Setelah itu, Jaksa menyebut Nurhasan dan Harun bertemu di sekitar Hotel Sofyan Cut Mutia, Jakarta, atas perintah Hasto. Keduanya lalu menuju Perguruan Tinggi Ilmu Kepolisian (PTIK). Namun, pergerakan mereka terlacak oleh KPK melalui ponsel Nurhasan.
"Pada sekitar pukul 18.35 WIB, bertempat di sekitar Hotel Sofyan Cut Mutia, Jakarta, Harun Masiku bertemu dengan Nurhasan. Menindaklanjuti perintah Terdakwa (Hasto) dan atas bantuan Nurhasan, pada jam 18.52 WIB, telepon genggam milik Harun Masiku tidak aktif dan tidak terlacak. Selanjutnya, Petugas KPK memantau keberadaan Harun Masiku melalui update posisi telepon genggam milik Nurhasan, yang terpantau pada jam 20.00 WIB bersama dengan Harun Masiku berada di Perguruan Tinggi Ilmu Kepolisian (PTIK)," urai Jaksa.
Jaksa juga mengungkap bahwa pada saat yang sama, staf Hasto bernama Kusnadi terlihat berada di PTIK. Tapi, KPK tidak berhasil menangkap Harun Masiku. "Pada saat bersamaan, Kusnadi selaku orang kepercayaan Terdakwa (Hasto) juga terpantau berada di PTIK. Kemudian, Petugas KPK mendatangi PTIK, namun tidak berhasil menemukan Harun Masiku," kata Jaksa KPKJ.
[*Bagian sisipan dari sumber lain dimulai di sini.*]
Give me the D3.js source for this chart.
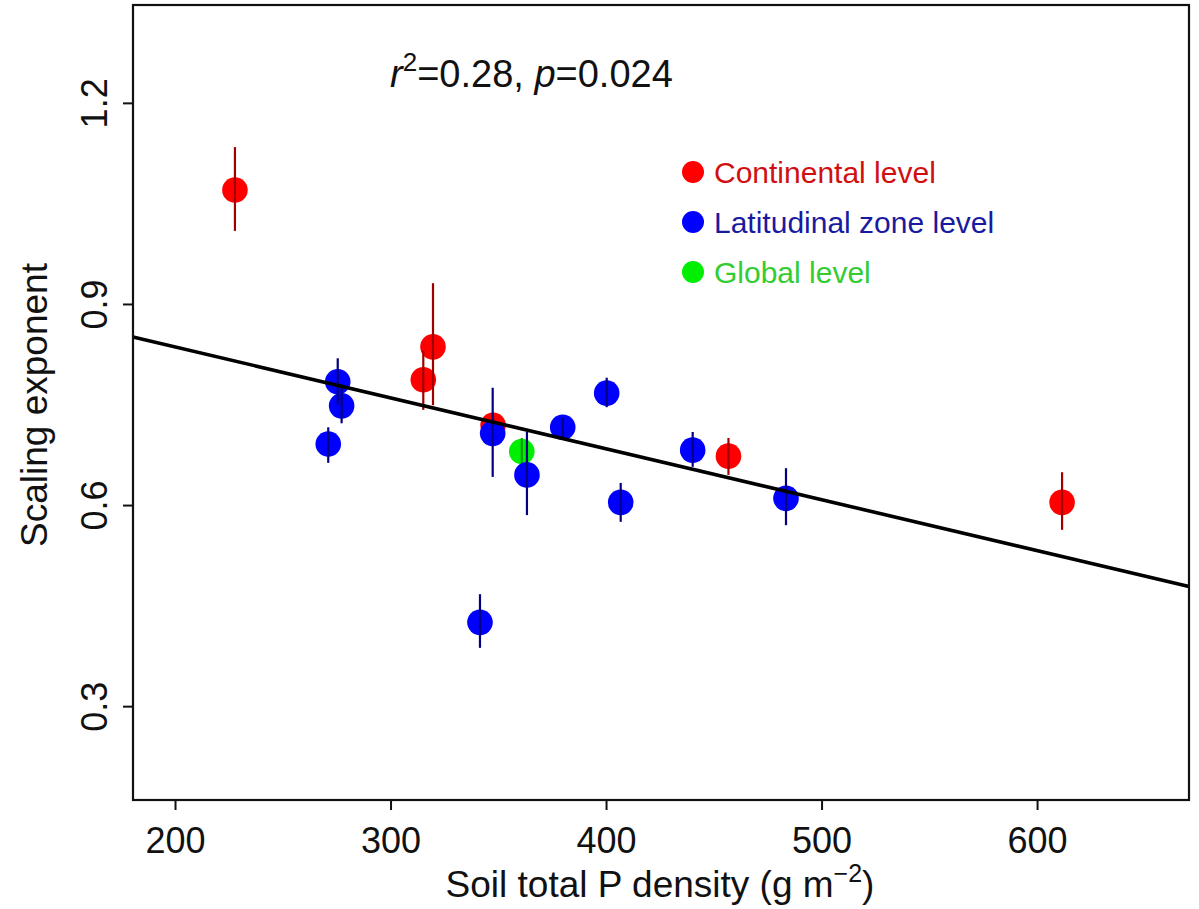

Atas perbuatannya, Jaksa mendakwa Hasto dengan tindak pidana korupsi berupa perintangan penyidikan sebagaimana diatur dalam Pasal 21 UU Pemberantasan Tindak Pidana Korupsi jo. Pasal 65 ayat (1) KUHP. Selain itu, Hasto juga didakwa terlibat dalam pemberian suap kepada eks Komisioner KPU Wahyu Setiawan. Suap tersebut diberikan bersama-sama oleh Advokat PDIP Donny Tri Istiqomah, Kader PDIP Saeful Bahri, dan Harun Masiku melalui mantan anggota Badan Pengawas Pemilu (Bawaslu) Agustiani Tio
Suap itu diberikan sebagai bagian dari kesepakatan agar Harun Masiku bisa ditetapkan sebagai anggota DPR RI periode 2019-2024 melalui mekanisme Pergantian Antar Waktu (PAW). Perbuatan Hasto tersebut, dituduh melanggar Pasal 5 Ayat (1) huruf a UU Pemberantasan Tipikor Jo. Pasal 55 Ayat (1) ke-1 KUHP Jo. Pasal 64 Ayat (1) KUHP.